- Single ownership and less than 1,500 miles
- Brilliant specification, including unique Scottish tartan interior
- Numerous optional extras and custom touches
- Upgraded with the Tempesta package
With their first car unveiled at the 1999 Geneva Motor Show, Pagani Automobili sought to challenge the supercar establishment by setting up shop in Ferrari and Lamborghini’s own backyard in Modena, Italy. After having a fruitful career at Lamborghini, Horacio Pagani had the experience necessary to succeed, and his first production model, the Zonda, proved to be very successful in Europe. For their next car, Pagani upped the ante and started development in 2003, midway through the Zonda’s production run. Seeking to retain the overall ethos and design language of the Zonda, Pagani pushed toward the future with more advanced technology and components. The car was eventually dubbed the Huayra, after a god of wind of the Quechua peoples of South America (including Pagani’s native Argentina).
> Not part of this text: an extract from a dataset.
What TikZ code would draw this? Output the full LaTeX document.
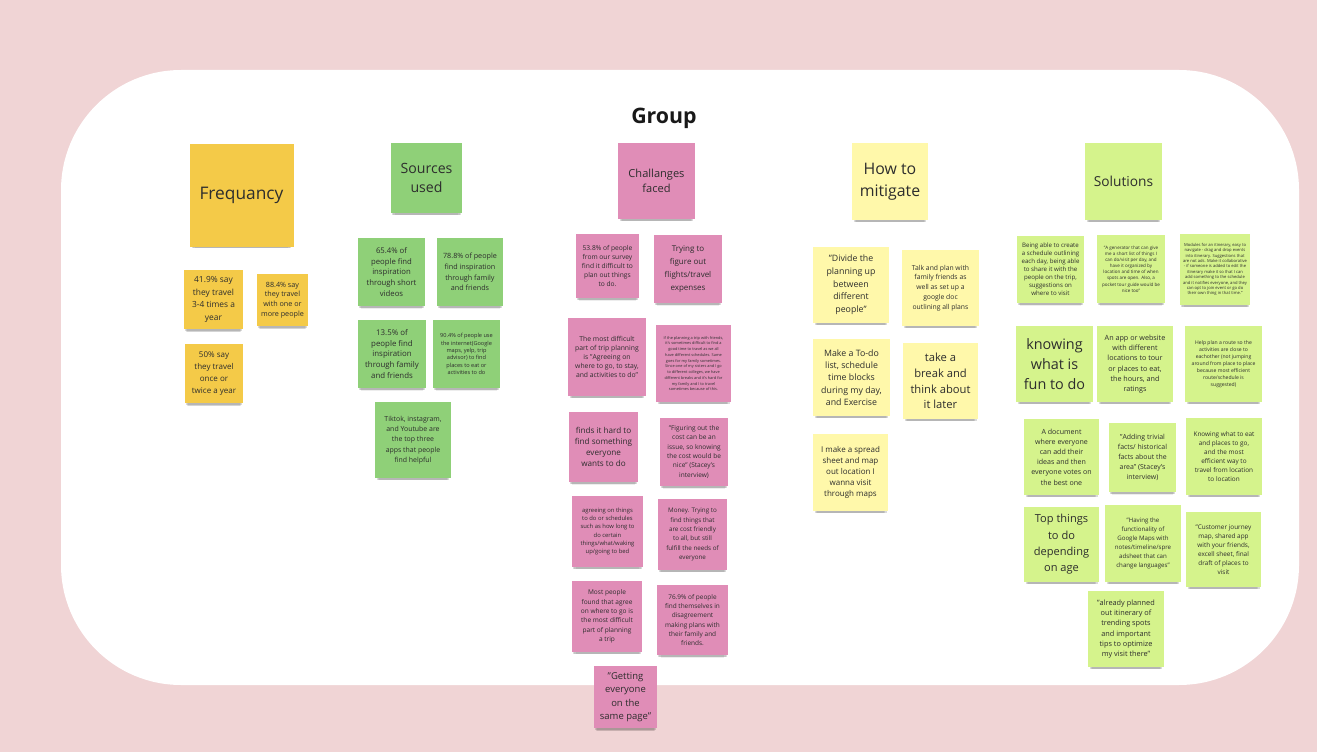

Turning to Mercedes-Benz once again for their power plant, this time Pagani chose to fit twin turbochargers to their 6.0-liter V-12, producing 730 bhp and an incredible 1,000 Newton-meters of torque. With such power, unique solutions were needed to keep the car in control under all circumstances. To keep the Huayra firmly planted on the road, it utilizes active aerodynamics in the form of four independently operating flaps placed on each corner of the car. Controlled by the car’s computer, these flaps instantly adjust to reduce drag, offer additional downforce, or rein in body roll depending on the car’s speed, lateral acceleration, steering angle, and throttle position. These monumental engineering efforts afford the Huayra incredible performance, including a top speed of 238 mph and a 0–60 mph sprint of just 3.0 seconds.
When it came to customization, the sky was the limit for Huayra customers, with virtually boundless opportunities available, thanks to the car’s hand-built nature and low production of just 100 coupes. A significant car for most American customers, this would be the first Pagani fully federalized for use in the U.S. and would be fully supported by the marque’s own dealer and after-sales service network.
Delivered new to its first and only owner in June 2015 through Miller Motorcars of Greenwich, Connecticut, this Huayra was nicknamed “Scozia.” Looking to celebrate his family’s Scottish heritage, the owner had his family’s tartan used to upholster the seat inserts on the car, creating a beautiful contrast to the car’s tan-and-black leather interior with carbon-fiber and brushed-aluminum detailing, plus the Ferrari Grigio Silverstone paintwork, a €16.000 option. Taking the Scottish theme to the exterior, the undersides of the rear flaps are painted with the Scottish flag, and the rear badge is fitted with a custom “Scozia” badge.
Should its next owner choose to forgo the car’s Scottish flair, additional leather trim was ordered with the car so the interior can be retrimmed for a perfect match. Additionally, the car comes with extra front and rear flaps that are finished in body color, and these can easily be installed as well. Further options include black brake calipers, rear-view camera, upgraded stereo and parking sensors, a front splitter in exposed carbon, Italian flags on the side mirrors, and signatures of everyone involved in production. Finally, the Pagani is accompanied by the custom seven-piece luggage set. A $20,000 option, the leather is trimmed to match the interior and offers a glamorous and practical way to take advantage of the car’s surprising storage capacity for extended journeys. Taking all the custom touches and additional extras into account, these totaled to a whopping €134.850 as evidenced by the accompanying window sticker and specification sheet. Looking to drive and enjoy his new car, the owner had it covered with a full clear bra inside and out, further protecting such elements as the wheel arches.
A few years after delivery, Pagani offered the “Tempesta” package to existing Huayra owners to further upgrade the performance of their car. At a cost of $221,739, the upgrade package addressed the car’s aerodynamics and helped shed weight. This included the fitting of a completely new underbody, along with a new front splitter and rear diffuser, which increases overall downforce. To compensate for this, new four-way adjustable Ohlins shock absorbers were fitted as well. Furthermore, new wheels, 20 in. at the front and 21 at the rear, were installed. Forged from aeronautic-grade aluminum alloy, these wheels offered a reduction of weight by 1.1 kg for the front wheels and 2.5 kg for the back wheels while retaining the same structural integrity of the originals. Finally, the Tempesta package included a new exhaust system made completely of titanium, weighing just 7 kg, 3 kg lighter than the standard unit, and enhancing the overall engine sound.
Allegedly the last Pagani to feature the unique gull-wing door configuration as per company representatives, the Huayra will be fondly celebrated for years to come. With a production run of only 100 coupes (between 30–40 in the U.S.), this remains far rarer than its “mainstream” competition, the LaFerrari, Porsche 918 Spyder, and McLaren P1. This example, one of the most memorable and interesting Huayras built, is an exceptional automobile and presents in virtually as-new condition, having traveled just 1,460 miles from new. It will surely attract plenty of attention wherever it goes for its tasteful and unique specification.